■ Requirements ■
An exact copy of the records is required, minus the pictures they hold.
[Begin Supplied data]
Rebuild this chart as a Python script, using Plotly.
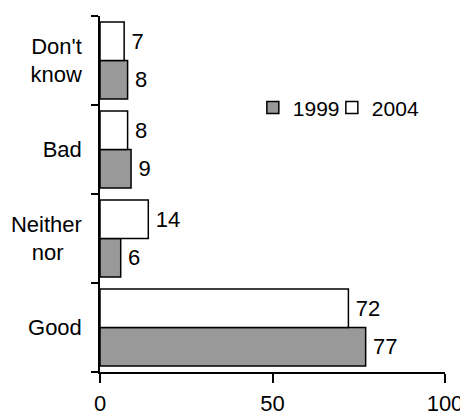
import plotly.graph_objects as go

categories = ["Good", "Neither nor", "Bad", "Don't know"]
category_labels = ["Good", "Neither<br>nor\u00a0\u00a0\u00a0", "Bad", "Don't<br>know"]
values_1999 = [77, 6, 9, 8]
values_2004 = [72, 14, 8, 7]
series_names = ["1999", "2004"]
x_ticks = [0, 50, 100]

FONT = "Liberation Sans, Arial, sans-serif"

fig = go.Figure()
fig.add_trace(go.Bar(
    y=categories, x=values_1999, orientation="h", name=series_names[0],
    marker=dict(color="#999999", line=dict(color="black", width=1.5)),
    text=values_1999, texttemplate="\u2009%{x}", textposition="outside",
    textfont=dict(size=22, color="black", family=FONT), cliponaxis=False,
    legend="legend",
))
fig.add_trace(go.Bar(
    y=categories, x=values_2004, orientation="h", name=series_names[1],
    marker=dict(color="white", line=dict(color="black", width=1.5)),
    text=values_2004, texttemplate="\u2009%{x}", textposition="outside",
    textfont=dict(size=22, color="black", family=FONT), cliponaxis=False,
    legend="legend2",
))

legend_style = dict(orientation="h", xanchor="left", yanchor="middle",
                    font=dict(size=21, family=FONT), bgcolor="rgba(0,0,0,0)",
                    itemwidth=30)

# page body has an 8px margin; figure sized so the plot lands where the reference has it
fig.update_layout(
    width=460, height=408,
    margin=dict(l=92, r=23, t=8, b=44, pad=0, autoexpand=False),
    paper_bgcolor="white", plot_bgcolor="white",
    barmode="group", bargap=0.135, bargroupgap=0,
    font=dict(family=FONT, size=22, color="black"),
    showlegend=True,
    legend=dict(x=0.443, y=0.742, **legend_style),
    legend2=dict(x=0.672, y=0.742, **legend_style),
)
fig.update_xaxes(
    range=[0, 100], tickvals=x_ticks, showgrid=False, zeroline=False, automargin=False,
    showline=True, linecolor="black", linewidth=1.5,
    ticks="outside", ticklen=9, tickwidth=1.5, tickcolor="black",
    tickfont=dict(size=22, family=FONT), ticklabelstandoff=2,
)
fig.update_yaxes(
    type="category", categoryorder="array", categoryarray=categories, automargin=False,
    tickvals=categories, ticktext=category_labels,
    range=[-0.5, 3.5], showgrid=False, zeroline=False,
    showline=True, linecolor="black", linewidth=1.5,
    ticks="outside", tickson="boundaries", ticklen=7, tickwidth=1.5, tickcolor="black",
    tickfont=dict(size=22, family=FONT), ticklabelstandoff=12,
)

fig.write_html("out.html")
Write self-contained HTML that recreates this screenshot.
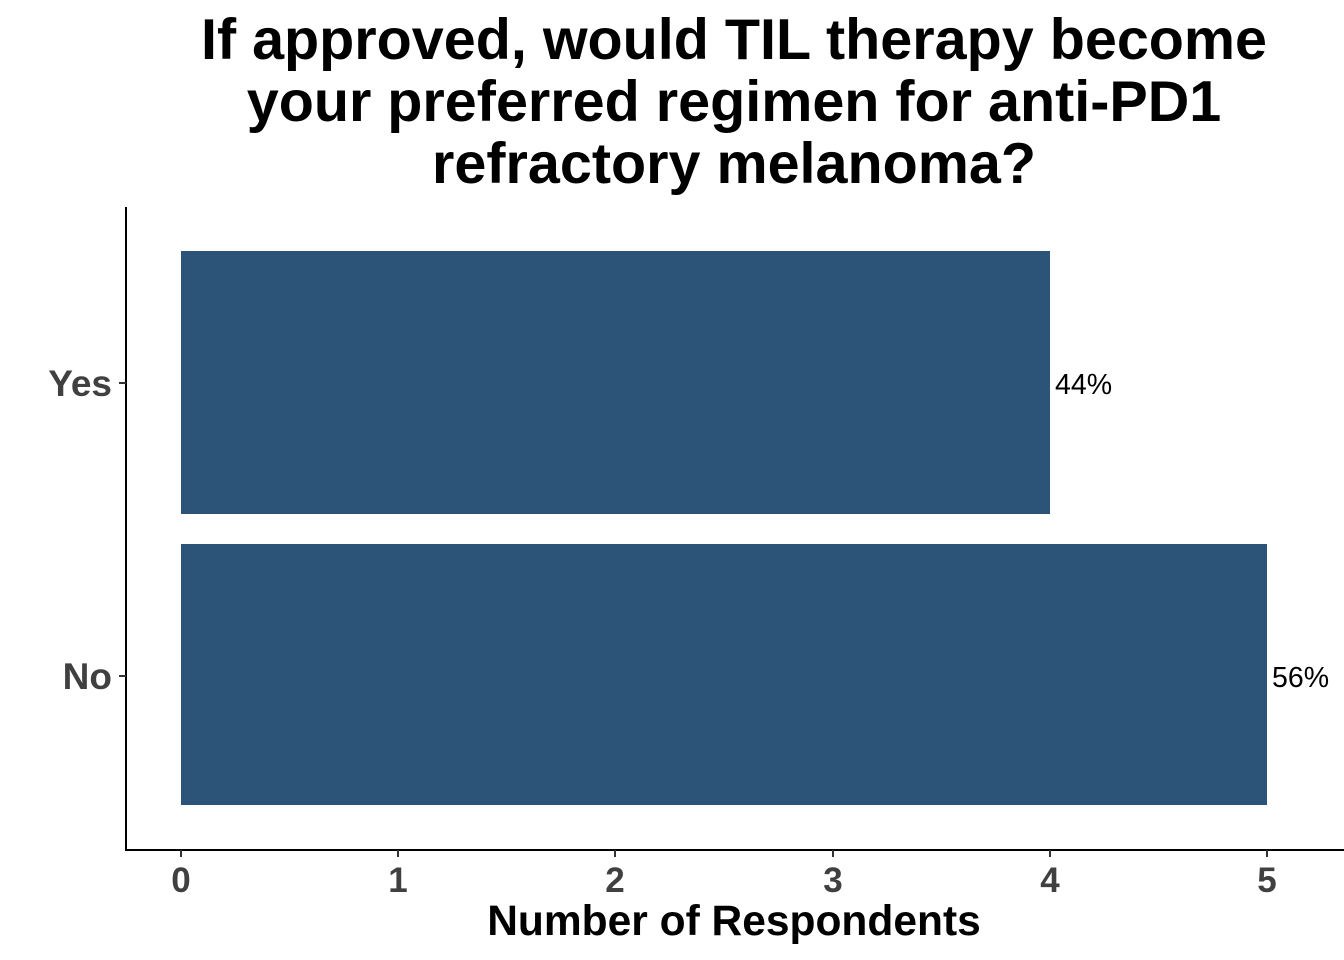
[End Supplied data]
■ Right answer ■
Rebuild this chart as a Python script, using Plotly.
import plotly.graph_objects as go

categories = ["Good", "Neither nor", "Bad", "Don't know"]
category_labels = ["Good", "Neither<br>nor\u00a0\u00a0\u00a0", "Bad", "Don't<br>know"]
values_1999 = [77, 6, 9, 8]
values_2004 = [72, 14, 8, 7]
series_names = ["1999", "2004"]
x_ticks = [0, 50, 100]

FONT = "Liberation Sans, Arial, sans-serif"

fig = go.Figure()
fig.add_trace(go.Bar(
    y=categories, x=values_1999, orientation="h", name=series_names[0],
    marker=dict(color="#999999", line=dict(color="black", width=1.5)),
    text=values_1999, texttemplate="\u2009%{x}", textposition="outside",
    textfont=dict(size=22, color="black", family=FONT), cliponaxis=False,
    legend="legend",
))
fig.add_trace(go.Bar(
    y=categories, x=values_2004, orientation="h", name=series_names[1],
    marker=dict(color="white", line=dict(color="black", width=1.5)),
    text=values_2004, texttemplate="\u2009%{x}", textposition="outside",
    textfont=dict(size=22, color="black", family=FONT), cliponaxis=False,
    legend="legend2",
))

legend_style = dict(orientation="h", xanchor="left", yanchor="middle",
                    font=dict(size=21, family=FONT), bgcolor="rgba(0,0,0,0)",
                    itemwidth=30)

# page body has an 8px margin; figure sized so the plot lands where the reference has it
fig.update_layout(
    width=460, height=408,
    margin=dict(l=92, r=23, t=8, b=44, pad=0, autoexpand=False),
    paper_bgcolor="white", plot_bgcolor="white",
    barmode="group", bargap=0.135, bargroupgap=0,
    font=dict(family=FONT, size=22, color="black"),
    showlegend=True,
    legend=dict(x=0.443, y=0.742, **legend_style),
    legend2=dict(x=0.672, y=0.742, **legend_style),
)
fig.update_xaxes(
    range=[0, 100], tickvals=x_ticks, showgrid=False, zeroline=False, automargin=False,
    showline=True, linecolor="black", linewidth=1.5,
    ticks="outside", ticklen=9, tickwidth=1.5, tickcolor="black",
    tickfont=dict(size=22, family=FONT), ticklabelstandoff=2,
)
fig.update_yaxes(
    type="category", categoryorder="array", categoryarray=categories, automargin=False,
    tickvals=categories, ticktext=category_labels,
    range=[-0.5, 3.5], showgrid=False, zeroline=False,
    showline=True, linecolor="black", linewidth=1.5,
    ticks="outside", tickson="boundaries", ticklen=7, tickwidth=1.5, tickcolor="black",
    tickfont=dict(size=22, family=FONT), ticklabelstandoff=12,
)

fig.write_html("out.html")
Write self-contained HTML that recreates this screenshot.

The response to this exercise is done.